Metaheuristics are optimization algorithms that efficiently solve a variety of complex combinatorial problems. In psychological research, metaheuristics have been applied in short-scale construction and model specification search. In the present study, we propose a bee swarm optimization (BSO) algorithm to explore the structure underlying a psychological measurement instrument. The algorithm assigns items to an unknown number of nested factors in a confirmatory bifactor model, while simultaneously selecting items for the final scale. To achieve this, the algorithm follows the biological template of bees’ foraging behavior: Scout bees explore new food sources, whereas onlooker bees search in the vicinity of previously explored, promising food sources. Analogously, scout bees in BSO introduce major changes to a model specification (e.g., adding or removing a specific factor), whereas onlooker bees only make minor changes (e.g., adding an item to a factor or swapping items between specific factors). Through this division of labor in an artificial bee colony, the algorithm aims to strike a balance between two opposing strategies diversification (or exploration) versus intensification (or exploitation). We demonstrate the usefulness of the algorithm to find the underlying structure in two empirical data sets (Holzinger–Swineford and short dark triad questionnaire, SDQ3). Furthermore, we illustrate the influence of relevant hyperparameters such as the number of bees in the hive, the percentage of scouts to onlookers, and the number of top solutions to be followed. Finally, useful applications of the new algorithm are discussed, as well as limitations and possible future research opportunities.

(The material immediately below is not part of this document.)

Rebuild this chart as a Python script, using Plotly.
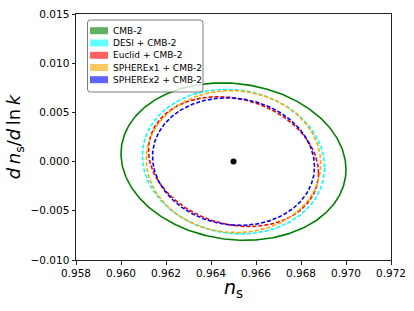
import numpy as np
import plotly.graph_objects as go

# ---- data ----
labels = ["CMB-2", "DESI + CMB-2", "Euclid + CMB-2", "SPHEREx1 + CMB-2", "SPHEREx2 + CMB-2"]
fid_ns = 0.965
fid_alpha = 0.0
sigma_ns = [0.00500, 0.00405, 0.00378, 0.00388, 0.00360]
sigma_alpha = [0.00800, 0.00735, 0.00660, 0.00722, 0.00648]
rho = [-0.10, -0.08, -0.18, -0.03, -0.08]
line_colors = ["#008000", "#00ffff", "#ff0000", "#ffa500", "#0000ff"]
patch_colors = ["rgba(0,128,0,0.62)", "rgba(0,255,255,0.62)", "rgba(255,0,0,0.62)",
                "rgba(255,165,0,0.62)", "rgba(0,0,255,0.62)"]
dashes = ["solid", "4px,2px", "4px,2px", "4px,2px", "4px,2px"]
x_ticks = [0.958, 0.960, 0.962, 0.964, 0.966, 0.968, 0.970, 0.972]
y_ticks = [-0.010, -0.005, 0.000, 0.005, 0.010, 0.015]
x_title = "<i>n</i><sub>s</sub>"
y_title = "<i>d</i>\u2009<i>n</i><sub>s</sub>/<i>d</i>\u2009ln\u2009<i>k</i>"

W, H = 414, 311
L, R, T, B = 76, 23, 14, 51
pw, ph = W - L - R, H - T - B

def px(xp):
    return (xp - L) / pw

def py(yp):
    return (H - B - yp) / ph

fig = go.Figure()
t = np.linspace(0, 2 * np.pi, 400)
for i, lab in enumerate(labels):
    sx, sy, r = sigma_ns[i], sigma_alpha[i], rho[i]
    xs = fid_ns + sx * np.cos(t)
    ys = fid_alpha + sy * (r * np.cos(t) + np.sqrt(1 - r * r) * np.sin(t))
    fig.add_trace(go.Scatter(x=xs, y=ys, mode="lines", name=lab, showlegend=False,
                             line=dict(color=line_colors[i], width=1.6, dash=dashes[i])))

fig.add_trace(go.Scatter(x=[fid_ns], y=[fid_alpha], mode="markers", showlegend=False,
                         marker=dict(color="black", size=6)))

# manual legend (matplotlib-like patches)
shapes = []
annotations = []
bx0, bx1, by0, by1 = 87.5, 203, 20, 92
rad = 3
def P(x, y):
    return f"{px(x)},{py(y)}"
path = (f"M{P(bx0+rad,by0)} L{P(bx1-rad,by0)} Q{P(bx1,by0)} {P(bx1,by0+rad)} "
        f"L{P(bx1,by1-rad)} Q{P(bx1,by1)} {P(bx1-rad,by1)} L{P(bx0+rad,by1)} "
        f"Q{P(bx0,by1)} {P(bx0,by1-rad)} L{P(bx0,by0+rad)} Q{P(bx0,by0)} {P(bx0+rad,by0)} Z")
shapes.append(dict(type="path", xref="paper", yref="paper", path=path, layer="above",
                   fillcolor="rgba(255,255,255,0.8)", line=dict(color="rgba(110,110,110,0.9)", width=1)))
ycent = [30.7, 43.0, 55.3, 67.5, 79.7]
for i, lab in enumerate(labels):
    yc = ycent[i]
    shapes.append(dict(type="rect", xref="paper", yref="paper", layer="above",
                       x0=px(90), x1=px(108), y0=py(yc + 3.5), y1=py(yc - 3.5),
                       fillcolor=patch_colors[i], line=dict(width=0)))
    annotations.append(dict(xref="paper", yref="paper", x=px(110.5), y=py(yc), text=lab,
                            xanchor="left", yanchor="middle", showarrow=False,
                            font=dict(family="DejaVu Sans", size=9, color="black")))

# x-axis title as annotation (placed a little closer to the ticks than plotly allows)
annotations.append(dict(xref="paper", yref="paper", x=0.5, y=py(288), text=x_title,
                        xanchor="center", yanchor="middle", showarrow=False,
                        font=dict(family="DejaVu Sans", size=19, color="black")))

fig.update_layout(
    width=W, height=H,
    margin=dict(l=L, r=R, t=T, b=B, autoexpand=False),
    paper_bgcolor="white", plot_bgcolor="white",
    font=dict(family="DejaVu Sans", color="black"),
    shapes=shapes, annotations=annotations,
    showlegend=False,
)
axis_common = dict(showgrid=False, zeroline=False, showline=True, linecolor="#222", linewidth=1,
                   mirror=True, ticks="outside", ticklen=3.5, tickwidth=0.8, tickcolor="#222",
                   tickfont=dict(family="DejaVu Sans", size=10.5, color="black"))
fig.update_xaxes(range=[0.958, 0.972], tickvals=x_ticks, tickformat=".3f", **axis_common)
fig.update_yaxes(range=[-0.010, 0.015], tickvals=y_ticks, tickformat=".3f",
                 title=dict(text=y_title, font=dict(family="DejaVu Sans", size=18), standoff=5),
                 **axis_common)

fig.write_html("out.html", config={"displayModeBar": False},
               post_script="document.body.style.margin='0px';document.body.style.padding='0px';")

They turned the bees loose on analyzing the factor structure of a questionnaire designed to measure the dark triad (narcissism, Machiavellianism, psychopathy). Supposedly, the items measure the ‘general darkness’ factor as well as three sub-dimensions. This structure is perfect for a bi-factor solution (or hierarchical), but do the items really measure what they were intended to do?

Bee optimization indicated that several other possible models fit the data better than the intended one. In fact, each seed of the algorithm produced a different optimal model configuration! This is due to the nondeterministic nature of the algorithm. Judging by the usual model fit parameters, who is to say which one is best? Here it should be said that these kinds of methods are extremely flexible and thus will overfit the data quite a bit. Their proper evaluation thus requires cross-validation, and preferably an unrelated test dataset to assess out-of-dataset generalization.

My reason for bringing this up is that in the current AI frenzy, there’s a lot of focus on getting the LLMs to do stuff, but they are generally hacky and suck at math, and tend to just make stuff up. For the purpose of writing some of the code for this article, I had to ask GPT4 about 10 times to fix a function it made me, even after I gave it the right approach. Still, eventually, it did make the right model. But how annoying is it that the AI can’t so far just test the code it gives you before confidently claiming it works, then apologizing, then giving you a new wrong version, and repeating this process a few more times? Still, I guess maybe it was still faster than writing that part myself.

For those who want to try out the functions, they are in my R package on Github.